La semana pasada fui testigo en el interior de un teatro de una situación paranormal. El teatro era el Infanta Isabel, el día lo que antes se llamaba Sábado Santo, la obra, una comedia, y el espectador objeto de la extraña experiencia yo mismo. Confieso que al adquirir mi entrada para la función aún no presentía nada de lo que luego sentí de manera tan inquietante. El título de la obra, Tengamos el sexo en paz, hay que admitir que tiene una palabra ajena a los ritos de la Semana Santa, aunque de ningún modo podría decirse que se trate de un título irreverente. La palabra "paz" que también figura en él dignifica, incluso enaltece, el aporte venéreo de "sexo". Era la segunda función del día y el teatro estaba lleno de un público muy variado, jóvenes ya bulliciosos antes de levantarse el telón y personas de edad que, bien mirado, podrían haber asistido piadosamente, antes de entrar al teatro, a la última procesión de la Semana.

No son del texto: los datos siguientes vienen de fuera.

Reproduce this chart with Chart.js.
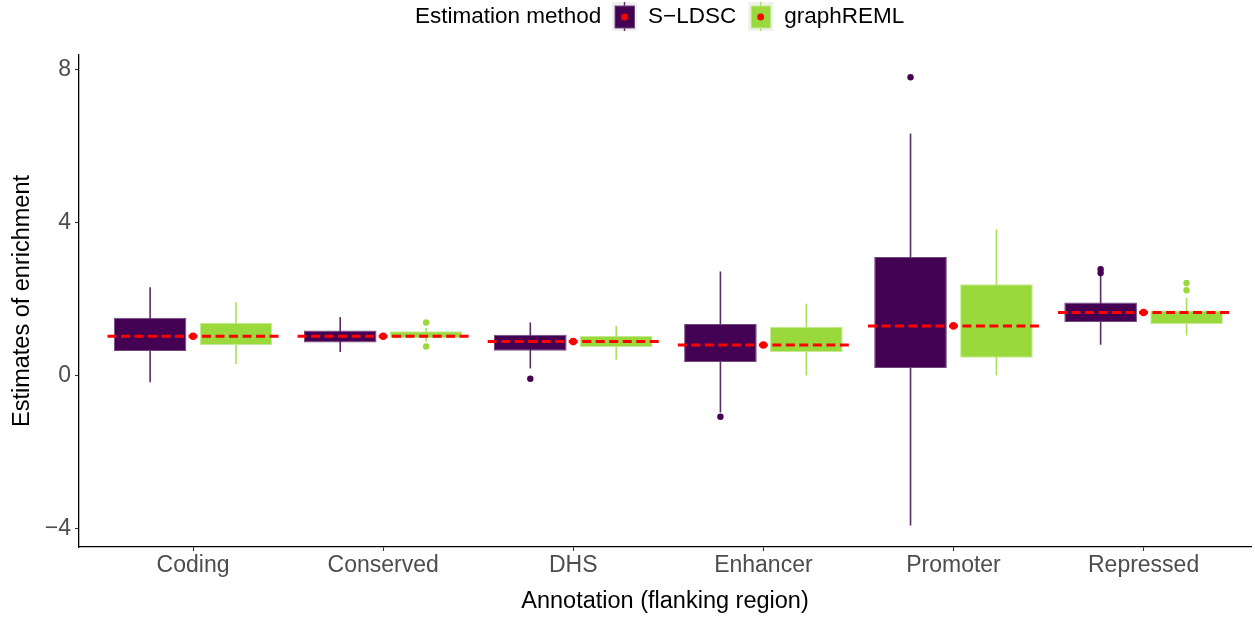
<!DOCTYPE html>
<html>
<head>
<meta charset="utf-8">
<title>Estimates of enrichment by annotation</title>
<script src="https://cdn.jsdelivr.net/npm/chart.js@4.4.1/dist/chart.umd.min.js"></script>
<style>
  html, body { margin: 0; padding: 0; background: #ffffff; }
  #wrap { position: relative; width: 1255px; height: 619px; }
</style>
</head>
<body>
<div id="wrap"><canvas id="chart"></canvas></div>
<script>
// Annotation categories (flanking regions)
const categories = ['Coding', 'Conserved', 'DHS', 'Enhancer', 'Promoter', 'Repressed'];

// S-LDSC box summaries: whisker ends, quartiles, outlying points
const sldscLow  = [-0.17, 0.62, 0.19, -0.96, -3.91, 0.81];
const sldscQ1   = [0.645, 0.87, 0.65, 0.36, 0.20, 1.40];
const sldscQ3   = [1.51, 1.18, 1.07, 1.35, 3.10, 1.91];
const sldscHigh = [2.31, 1.53, 1.39, 2.72, 6.32, 2.62];
const sldscOut  = [[], [], [-0.08], [-1.07], [7.79], [2.68, 2.78]];

// graphREML box summaries
const remlLow  = [0.305, 0.895, 0.42, 0.01, 0.01, 1.05];
const remlQ1   = [0.80, 0.975, 0.75, 0.62, 0.47, 1.35];
const remlQ3   = [1.38, 1.16, 1.04, 1.28, 2.39, 1.70];
const remlHigh = [1.92, 1.245, 1.30, 1.88, 3.82, 2.03];
const remlOut  = [[], [0.765, 1.39], [], [], [], [2.23, 2.42]];

// Reference estimate per annotation (red dashed line and dot)
const referenceEstimate = [1.03, 1.03, 0.89, 0.80, 1.30, 1.65];

// Axis ticks
const yTicks = [-4, 0, 4, 8];

const PURPLE = '#440154';
const GREEN = '#9AD93C';
const FONT = "'Liberation Sans', Arial, Helvetica, sans-serif";

const methods = [
  { name: 'S\u2212LDSC', fill: PURPLE, border: '#6f4a7a', line: '#5b2a69',
    low: sldscLow, q1: sldscQ1, q3: sldscQ3, high: sldscHigh, out: sldscOut },
  { name: 'graphREML', fill: GREEN, border: '#c4ea93', line: '#a8df5c',
    low: remlLow, q1: remlQ1, q3: remlQ3, high: remlHigh, out: remlOut }
];

// Dashed reference segments, one per category, broken by null points
const refLine = [];
referenceEstimate.forEach((v, i) => {
  refLine.push({ x: i + 1 - 0.45, y: v }, { x: i + 1 + 0.45, y: v }, { x: i + 1.5, y: null });
});

// Whiskers and outliers drawn under the boxes, positioned on the bar elements
const boxWhiskers = {
  id: 'boxWhiskers',
  beforeDatasetsDraw(chart) {
    const ctx = chart.ctx;
    const ys = chart.scales.y;
    methods.forEach((m, k) => {
      const meta = chart.getDatasetMeta(k);
      meta.data.forEach((bar, i) => {
        ctx.save();
        ctx.strokeStyle = m.line;
        ctx.lineWidth = 1.6;
        ctx.beginPath();
        ctx.moveTo(bar.x, ys.getPixelForValue(m.low[i]));
        ctx.lineTo(bar.x, ys.getPixelForValue(m.high[i]));
        ctx.stroke();
        ctx.fillStyle = m.fill;
        m.out[i].forEach(v => {
          ctx.beginPath();
          ctx.arc(bar.x, ys.getPixelForValue(v), 3.2, 0, Math.PI * 2);
          ctx.fill();
        });
        ctx.restore();
      });
    });
  }
};

// Legend across the top: title followed by boxplot keys
const topLegend = {
  id: 'topLegend',
  afterDraw(chart) {
    const ctx = chart.ctx;
    const cy = 17;
    ctx.save();
    ctx.font = '22.5px ' + FONT;
    ctx.textBaseline = 'middle';
    ctx.textAlign = 'left';
    ctx.fillStyle = '#000000';
    ctx.fillText('Estimation method', 415, cy);
    let x = 612;
    methods.forEach(m => {
      // key background
      ctx.fillStyle = '#f0f0f0';
      ctx.fillRect(x, cy - 15, 25, 29);
      const cx = x + 12.5;
      // whisker
      ctx.strokeStyle = m.line;
      ctx.lineWidth = 1.4;
      ctx.beginPath();
      ctx.moveTo(cx, cy - 15);
      ctx.lineTo(cx, cy + 14);
      ctx.stroke();
      // box
      ctx.fillStyle = m.fill;
      ctx.fillRect(x + 3, cy - 11, 19.5, 22);
      ctx.strokeStyle = m.border;
      ctx.lineWidth = 1;
      ctx.strokeRect(x + 3, cy - 11, 19.5, 22);
      // reference dot
      ctx.fillStyle = '#ff0000';
      ctx.beginPath();
      ctx.arc(cx, cy, 3.4, 0, Math.PI * 2);
      ctx.fill();
      ctx.fillStyle = '#000000';
      ctx.fillText(m.name, x + 36, cy);
      x += 36 + ctx.measureText(m.name).width + 12;
    });
    ctx.restore();
  }
};

Chart.defaults.font.family = FONT;

new Chart(document.getElementById('chart'), {
  type: 'bar',
  data: {
    datasets: [
      ...methods.map(m => ({
        label: m.name,
        data: categories.map((c, i) => ({ x: i + 1, y: [m.q1[i], m.q3[i]] })),
        backgroundColor: m.fill,
        borderColor: m.border,
        borderWidth: 1,
        borderSkipped: false,
        categoryPercentage: 0.904,
        barPercentage: 0.845,
        order: 3
      })),
      {
        type: 'line',
        label: 'reference',
        data: refLine,
        borderColor: '#ff0000',
        borderWidth: 3,
        borderDash: [9, 4.5],
        pointRadius: 0,
        spanGaps: false,
        fill: false,
        order: 2
      },
      {
        type: 'scatter',
        label: 'reference point',
        data: referenceEstimate.map((v, i) => ({ x: i + 1, y: v })),
        backgroundColor: '#ff0000',
        borderColor: '#ff0000',
        pointRadius: 3.8,
        borderWidth: 0,
        order: 1
      }
    ]
  },
  options: {
    responsive: true,
    maintainAspectRatio: false,
    animation: false,
    layout: { padding: { top: 55, right: 0, left: 0, bottom: 0 } },
    plugins: {
      legend: { display: false },
      tooltip: { enabled: false }
    },
    scales: {
      x: {
        type: 'linear',
        min: 0.4,
        max: 6.565,
        offset: false,
        afterBuildTicks: s => { s.ticks = categories.map((c, i) => ({ value: i + 1 })); },
        afterFit: s => { s.height = 72; },
        ticks: {
          autoSkip: false,
          maxRotation: 0,
          padding: 1,
          color: '#4d4d4d',
          font: { size: 23 },
          callback: v => categories[Math.round(v) - 1]
        },
        grid: { offset: false, drawOnChartArea: false, drawTicks: true, tickLength: 4, tickColor: '#333333', tickWidth: 1.1 },
        border: { display: true, color: '#000000', width: 1.3 },
        title: { display: true, text: 'Annotation (flanking region)', color: '#000000', font: { size: 23.5 }, padding: { top: 0, bottom: 3 } }
      },
      y: {
        type: 'linear',
        min: -4.47,
        max: 8.37,
        afterBuildTicks: s => { s.ticks = yTicks.map(v => ({ value: v })); },
        afterFit: s => { s.width = 79; },
        ticks: {
          padding: 4,
          color: '#4d4d4d',
          font: { size: 23 },
          callback: v => (v < 0 ? '\u2212' + Math.abs(v) : String(v))
        },
        grid: { offset: false, drawOnChartArea: false, drawTicks: true, tickLength: 4, tickColor: '#333333', tickWidth: 1.1 },
        border: { display: true, color: '#000000', width: 1.3 },
        title: { display: true, text: 'Estimates of enrichment', color: '#000000', font: { size: 23.5 }, padding: { top: 8, bottom: 0 } }
      }
    }
  },
  plugins: [boxWhiskers, topLegend]
});
</script>
</body>
</html>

Lo de levantarse el telón lo he dicho por costumbre, y sin segundas. En el escenario del Infanta Isabel no ves ningún telón o cortina cuando entras, sino un atril, un panel, tres botellas de agua mineral y un grupo de personas que, al primer pronto, me parecieron figurantes, como esos que van a los platós de la tele a aplaudir en vivo guiados por un cheer-leader, palabra moderna que en nuestra vieja tradición sería "jefe de claque". Luego te das cuenta de que no, de que esas personas son como tú, espectadores que han comprado su entrada y han elegido ver el espectáculo no desde el patio de butacas sino encima de las tablas (pero bien sentados) y en todo momento cerca de la única intérprete. Sábado Santo, pues, 21.30, Jesucristo a punto de resucitar, y nosotros, en plena faena, de la mano de Charo López.

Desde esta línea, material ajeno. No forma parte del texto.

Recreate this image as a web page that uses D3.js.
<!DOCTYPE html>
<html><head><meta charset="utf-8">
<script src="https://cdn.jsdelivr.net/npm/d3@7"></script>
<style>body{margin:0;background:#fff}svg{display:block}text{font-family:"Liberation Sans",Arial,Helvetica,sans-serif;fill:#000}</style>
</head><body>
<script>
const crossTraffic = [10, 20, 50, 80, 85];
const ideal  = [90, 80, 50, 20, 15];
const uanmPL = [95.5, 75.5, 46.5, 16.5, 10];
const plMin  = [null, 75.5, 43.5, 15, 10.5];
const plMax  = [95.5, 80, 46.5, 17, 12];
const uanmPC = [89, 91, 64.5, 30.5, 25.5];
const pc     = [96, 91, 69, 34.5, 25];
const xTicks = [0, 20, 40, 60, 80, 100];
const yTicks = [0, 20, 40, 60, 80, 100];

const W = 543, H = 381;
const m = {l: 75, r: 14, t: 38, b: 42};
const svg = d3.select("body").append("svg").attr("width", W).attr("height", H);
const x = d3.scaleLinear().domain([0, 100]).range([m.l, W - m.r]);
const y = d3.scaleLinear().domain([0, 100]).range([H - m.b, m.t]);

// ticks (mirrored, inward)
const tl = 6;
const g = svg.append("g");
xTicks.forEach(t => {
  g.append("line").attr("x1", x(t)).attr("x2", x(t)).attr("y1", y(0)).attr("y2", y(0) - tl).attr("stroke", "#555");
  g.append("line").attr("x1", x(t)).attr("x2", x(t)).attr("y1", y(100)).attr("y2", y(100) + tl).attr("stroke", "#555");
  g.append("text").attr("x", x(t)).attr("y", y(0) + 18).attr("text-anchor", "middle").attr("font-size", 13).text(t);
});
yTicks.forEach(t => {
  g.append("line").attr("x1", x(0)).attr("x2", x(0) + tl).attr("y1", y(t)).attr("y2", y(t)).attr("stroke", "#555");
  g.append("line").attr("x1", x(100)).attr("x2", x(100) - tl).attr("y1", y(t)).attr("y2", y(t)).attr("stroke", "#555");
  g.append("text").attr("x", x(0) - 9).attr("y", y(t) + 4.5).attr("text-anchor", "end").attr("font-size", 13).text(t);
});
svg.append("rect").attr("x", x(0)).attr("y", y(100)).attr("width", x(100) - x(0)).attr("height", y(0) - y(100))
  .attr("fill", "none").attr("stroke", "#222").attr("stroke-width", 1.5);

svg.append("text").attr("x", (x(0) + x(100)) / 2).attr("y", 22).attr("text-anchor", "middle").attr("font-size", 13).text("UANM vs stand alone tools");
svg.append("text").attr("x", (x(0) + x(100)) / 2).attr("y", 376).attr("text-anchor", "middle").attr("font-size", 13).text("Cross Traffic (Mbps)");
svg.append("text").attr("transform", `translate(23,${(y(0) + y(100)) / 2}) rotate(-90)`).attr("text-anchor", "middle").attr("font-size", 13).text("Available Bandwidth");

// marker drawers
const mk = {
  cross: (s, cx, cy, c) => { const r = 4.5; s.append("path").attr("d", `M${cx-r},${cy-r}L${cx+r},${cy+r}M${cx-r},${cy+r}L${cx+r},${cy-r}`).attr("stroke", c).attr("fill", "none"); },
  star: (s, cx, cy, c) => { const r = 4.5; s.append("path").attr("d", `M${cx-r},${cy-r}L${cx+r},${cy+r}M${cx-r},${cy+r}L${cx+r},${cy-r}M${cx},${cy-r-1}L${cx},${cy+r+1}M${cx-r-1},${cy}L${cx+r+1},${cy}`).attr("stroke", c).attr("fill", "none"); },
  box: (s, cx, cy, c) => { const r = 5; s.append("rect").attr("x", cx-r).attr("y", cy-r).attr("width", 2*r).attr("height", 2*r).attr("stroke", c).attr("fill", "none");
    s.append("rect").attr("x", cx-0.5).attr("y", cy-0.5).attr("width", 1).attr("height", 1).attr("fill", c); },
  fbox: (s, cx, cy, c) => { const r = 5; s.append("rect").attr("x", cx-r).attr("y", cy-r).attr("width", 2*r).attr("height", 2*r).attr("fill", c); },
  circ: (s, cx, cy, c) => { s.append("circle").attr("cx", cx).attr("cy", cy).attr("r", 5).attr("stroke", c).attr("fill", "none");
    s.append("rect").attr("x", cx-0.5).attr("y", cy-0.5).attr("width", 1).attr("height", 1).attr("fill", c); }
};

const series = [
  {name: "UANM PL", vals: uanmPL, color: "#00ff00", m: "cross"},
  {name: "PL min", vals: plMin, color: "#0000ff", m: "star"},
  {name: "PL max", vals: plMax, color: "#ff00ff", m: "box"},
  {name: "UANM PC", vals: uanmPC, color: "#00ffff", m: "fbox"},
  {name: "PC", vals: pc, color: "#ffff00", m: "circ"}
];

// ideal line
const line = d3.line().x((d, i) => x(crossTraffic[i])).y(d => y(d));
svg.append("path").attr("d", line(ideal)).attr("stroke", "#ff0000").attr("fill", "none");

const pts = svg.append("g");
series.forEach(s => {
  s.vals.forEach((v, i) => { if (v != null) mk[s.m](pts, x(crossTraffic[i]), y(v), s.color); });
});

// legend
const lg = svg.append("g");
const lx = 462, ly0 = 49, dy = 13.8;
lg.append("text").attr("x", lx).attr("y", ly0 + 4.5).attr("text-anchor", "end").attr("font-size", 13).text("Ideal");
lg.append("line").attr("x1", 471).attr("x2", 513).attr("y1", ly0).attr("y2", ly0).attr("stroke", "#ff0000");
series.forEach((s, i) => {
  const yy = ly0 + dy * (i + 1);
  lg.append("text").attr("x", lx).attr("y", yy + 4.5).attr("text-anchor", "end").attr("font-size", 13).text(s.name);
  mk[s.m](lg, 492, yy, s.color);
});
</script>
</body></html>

Así como no hay telón en el Infanta Isabel, tampoco propiamente dicho hay comedia en el escenario, por mucho que la gente, todos los asistentes, los de arriba y los de abajo, no paremos de reír durante toda la velada. Tengamos el sexo en paz consiste en una charla muy informativa sobre la sexualidad abierta y sus descontentos, sobre los gozos del amor y algunas de sus sombras: lo que, sin salir de la terminología cristiana, se podría llamar un sermón. En mi infancia, "sermón" casi siempre equivalía a "tostón", pero la homilía que -sin casulla ni hisopo- Charo López nos larga es, al contrario, estimulante, divertida, y por supuesto picante.

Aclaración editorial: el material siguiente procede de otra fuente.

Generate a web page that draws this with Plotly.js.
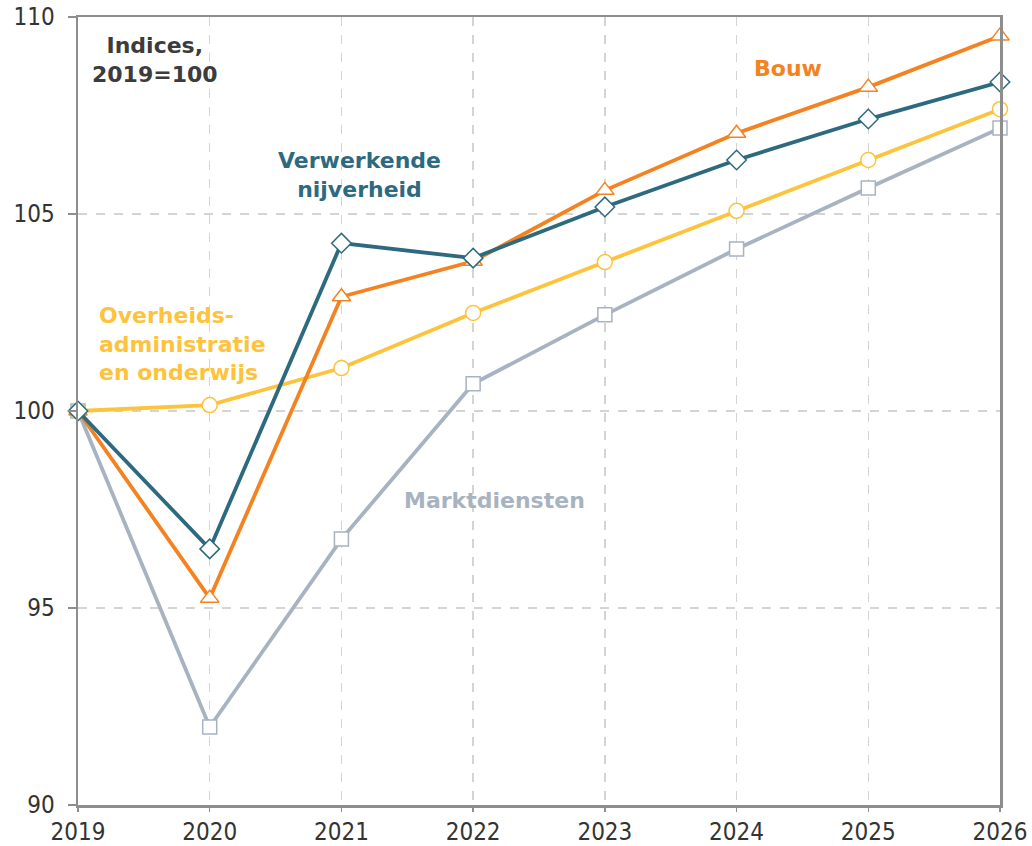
<!DOCTYPE html>
<html><head><meta charset="utf-8">
<script src="https://cdn.plot.ly/plotly-3.0.1.min.js"></script>
<style>body{margin:0;background:#fff}#chart{width:1032px;height:846px}</style>
</head><body><div id="chart"></div>
<script>
const years = [2019, 2020, 2021, 2022, 2023, 2024, 2025, 2026];
const bouw = [100, 95.25, 102.9, 103.8, 105.6, 107.05, 108.22, 109.52];
const verwerkende = [100, 96.5, 104.26, 103.88, 105.18, 106.37, 107.41, 108.35];
const overheid = [100, 100.15, 101.09, 102.49, 103.78, 105.08, 106.37, 107.66];
const markt = [100, 91.98, 96.75, 100.69, 102.44, 104.11, 105.66, 107.18];
const yTicks = [90, 95, 100, 105, 110];

function tr(y, color, symbol, name, size){
  return {x: years, y: y, name: name, type: 'scatter', mode: 'lines+markers',
    line: {color: color, width: 3.8},
    marker: {symbol: symbol, size: size, color: '#ffffff',
      line: {color: color, width: 1.5}},
    cliponaxis: false, hoverinfo: 'skip'};
}
const cOrange = '#f58220', cTeal = '#2d6a7f', cYellow = '#fdc33c', cGrey = '#a8b3c1';
const traces = [
  tr(markt, cGrey, 'square', 'Marktdiensten', 14),
  tr(overheid, cYellow, 'circle', 'Overheidsadministratie en onderwijs', 15),
  tr(bouw, cOrange, 'triangle-up', 'Bouw', 16),
  tr(verwerkende, cTeal, 'diamond', 'Verwerkende nijverheid', 15)
];
const tickFamily = 'DejaVu Sans Condensed, Liberation Sans Narrow, Arial Narrow, DejaVu Sans';
const lblFont = (c) => ({family: 'DejaVu Sans', size: 22, color: c, weight: 'bold'});
const layout = {
  width: 1032, height: 846,
  margin: {l: 78, r: 32, t: 17, b: 41},
  paper_bgcolor: '#fff', plot_bgcolor: '#fff',
  showlegend: false,
  xaxis: {range: [2019, 2026], tickvals: years, ticktext: years.map(String),
    showgrid: true, gridcolor: '#d4d4d4', griddash: 'dash', gridwidth: 1.5,
    showline: true, mirror: true, linecolor: '#8e8e8e', linewidth: 2.5,
    ticks: 'outside', ticklen: 4, tickcolor: '#8e8e8e', tickwidth: 1.5,
    tickfont: {family: tickFamily, size: 24, color: '#333'}, zeroline: false},
  yaxis: {range: [90, 110], tickvals: yTicks,
    showgrid: true, gridcolor: '#d4d4d4', griddash: 'dash', gridwidth: 1.5,
    showline: true, mirror: true, linecolor: '#8e8e8e', linewidth: 2.5,
    ticks: 'outside', ticklen: 8, tickcolor: '#8e8e8e', tickwidth: 1.5,
    ticklabelstandoff: 8,
    tickfont: {family: tickFamily, size: 24, color: '#333'}, zeroline: false},
  annotations: [
    {xref: 'paper', yref: 'paper', x: 0.0835, y: 0.945, xanchor: 'center', yanchor: 'middle',
     text: 'Indices,<br>2019=100', showarrow: false, align: 'center', font: lblFont('#3c3c3c')},
    {xref: 'paper', yref: 'paper', x: 0.77, y: 0.935, xanchor: 'center', yanchor: 'middle',
     text: 'Bouw', showarrow: false, font: lblFont(cOrange)},
    {xref: 'paper', yref: 'paper', x: 0.305, y: 0.8, xanchor: 'center', yanchor: 'middle',
     text: 'Verwerkende<br>nijverheid', showarrow: false, align: 'center', font: lblFont(cTeal)},
    {xref: 'paper', yref: 'paper', x: 0.0206, y: 0.585, xanchor: 'left', yanchor: 'middle',
     text: 'Overheids-<br>administratie<br>en onderwijs', showarrow: false, align: 'left', font: lblFont(cYellow)},
    {xref: 'paper', yref: 'paper', x: 0.351, y: 0.387, xanchor: 'left', yanchor: 'middle',
     text: 'Marktdiensten', showarrow: false, font: lblFont(cGrey)}
  ]
};
Plotly.newPlot('chart', traces, layout, {displayModeBar: false, staticPlot: true});
</script></body></html>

Tengamos el sexo en paz es cosa familiar y casi incestuosa, pues el primer firmante del espectáculo original es Dario Fo, que adaptó el texto a partir de un libro de su hijo Jacopo, interpretándolo en los escenarios italianos Franca Rame, mujer del primero y madre de Jacopo. Tengo entendido que Rame hacía la obra en plan oradora y, de hecho, cuando Charo López irrumpe en el escenario madrileño, elegante y profesoral, también creemos que ella va a seguir el formato de la conferencia. Imposible. Esta actriz tiene tanta fuerza carnal, tanto poder de seducción y tanta gracia que cuando lleva 10 minutos de perorata ya nos hemos olvidado de la lección y estamos riéndonos con ella, más que de ella y, desde luego, de nosotros mismos. Los temas tocados son algunos, sin embargo, muy serios, como el del aborto, que la actriz afronta sin rodeos, subrayando la libertad de ejercerlo y el desgarro que para las mujeres supone el tener que practicarlo. Tanto en ése como en otros momentos de la obra, Charo López se ve obligada a sacar a colación a la Iglesia católica, que tan insistentemente nos da la vara sobre lo único que a sus miembros les está vedado, el sexo. En el pasaje del aborto se me quedó grabada esta frase: "El Papa no sabe de lo que habla. Nosotras sí".

En la función también se da una clase de aeróbic vaginal, se ilustra, en beneficio de los hombres y las lesbianas, las triquiñuelas del punto G femenino, y -en beneficio de las mujeres y los gays- el más desconocido, algunos dirían que insondable, punto G masculino, que éste está detrás. No hay punto ni coma vedado a la labia de Charo López.

Y de repente, cuando faltaban cinco minutos para el final, el momento de pánico o de culpa: un teatro, que tanto se parece a una iglesia, y una sacerdotisa desinhibida hablando desde el escenario, que es como un púlpito, del sexo en sus dimensiones y tamaños. ¿Infierno, anticristo? Era Sábado Santo, probablemente aquello era pecado, pero todos estábamos en la gloria.